Darden, along with five other men, was accused of distributing large quantities of heroin, cocaine, crack cocaine and marijuana in the Hampton Roads area, according to allegations in the indictment.

Officers began making controlled buys from 38-year-old Norfolk man Reginald Sam Beale in September 2016. They continued making controlled purchases of heroin, cocaine and crack cocaine from Beale’s co-conspirators, including Darden, through June 2018.

According to officials, “the cocaine was being trucked to Virginia and off-loaded at a public storage facility in Virginia Beach in 10 and 20-kilo loads. In June 2018, (co-conspirator Brandon Jaami) Williams was arrested with 13 kilograms of cocaine (with a street value over $500,000) when he tried to transfer the cocaine from an apartment in the luxury ICON apartments in downtown Norfolk to another luxury apartment on Granby Street.”

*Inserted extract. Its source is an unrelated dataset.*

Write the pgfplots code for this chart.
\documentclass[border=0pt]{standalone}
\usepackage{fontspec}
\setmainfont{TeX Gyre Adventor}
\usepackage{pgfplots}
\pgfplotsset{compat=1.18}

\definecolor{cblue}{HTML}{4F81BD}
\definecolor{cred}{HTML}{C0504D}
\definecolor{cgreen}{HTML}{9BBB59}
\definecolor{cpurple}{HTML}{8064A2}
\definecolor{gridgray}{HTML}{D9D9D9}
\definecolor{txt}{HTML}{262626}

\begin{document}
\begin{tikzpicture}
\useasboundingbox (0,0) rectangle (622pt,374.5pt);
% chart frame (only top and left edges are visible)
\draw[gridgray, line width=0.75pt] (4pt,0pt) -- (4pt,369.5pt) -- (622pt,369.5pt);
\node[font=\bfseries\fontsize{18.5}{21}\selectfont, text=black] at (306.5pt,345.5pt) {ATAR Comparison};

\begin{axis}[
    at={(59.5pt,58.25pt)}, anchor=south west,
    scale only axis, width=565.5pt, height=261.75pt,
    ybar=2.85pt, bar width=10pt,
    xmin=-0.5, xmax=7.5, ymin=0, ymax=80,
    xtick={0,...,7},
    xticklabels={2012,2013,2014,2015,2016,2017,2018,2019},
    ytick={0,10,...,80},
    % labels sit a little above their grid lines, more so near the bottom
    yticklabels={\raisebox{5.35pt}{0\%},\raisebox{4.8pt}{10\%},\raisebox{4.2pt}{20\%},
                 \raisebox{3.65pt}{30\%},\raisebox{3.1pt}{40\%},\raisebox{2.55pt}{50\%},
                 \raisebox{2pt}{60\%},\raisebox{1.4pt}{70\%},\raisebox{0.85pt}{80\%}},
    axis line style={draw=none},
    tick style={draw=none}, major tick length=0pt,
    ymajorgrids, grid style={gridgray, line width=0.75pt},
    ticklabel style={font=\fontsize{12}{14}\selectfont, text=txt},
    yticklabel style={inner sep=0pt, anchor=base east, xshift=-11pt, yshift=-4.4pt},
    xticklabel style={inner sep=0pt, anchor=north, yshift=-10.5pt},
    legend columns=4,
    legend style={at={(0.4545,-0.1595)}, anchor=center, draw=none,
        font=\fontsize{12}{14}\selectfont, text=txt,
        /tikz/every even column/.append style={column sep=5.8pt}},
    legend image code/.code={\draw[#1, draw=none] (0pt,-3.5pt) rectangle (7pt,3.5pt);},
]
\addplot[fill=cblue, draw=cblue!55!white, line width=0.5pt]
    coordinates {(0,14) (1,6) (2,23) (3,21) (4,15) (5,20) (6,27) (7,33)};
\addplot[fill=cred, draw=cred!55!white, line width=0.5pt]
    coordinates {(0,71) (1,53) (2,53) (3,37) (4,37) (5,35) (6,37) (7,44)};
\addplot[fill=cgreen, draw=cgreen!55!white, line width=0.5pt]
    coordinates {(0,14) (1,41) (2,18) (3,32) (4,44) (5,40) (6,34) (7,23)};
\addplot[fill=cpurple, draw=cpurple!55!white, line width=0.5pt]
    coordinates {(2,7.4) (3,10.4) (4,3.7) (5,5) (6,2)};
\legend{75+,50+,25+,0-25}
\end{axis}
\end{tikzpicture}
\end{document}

A conservative estimate of amount of narcotics related to this drug trafficking organization is responsible for distributing:

11 1/2  kilos of crack, 436 kilos of cocaine, 54 kilos of heroin, 1 ounce of fentanyl and over 20 pounds of marijuana, with a street value over $19 million.

Charges of conspiracy to launder money, money laundering, interstate travel in aid of racketeering and use of a communication facility in furtherance of drug trafficking were dismissed.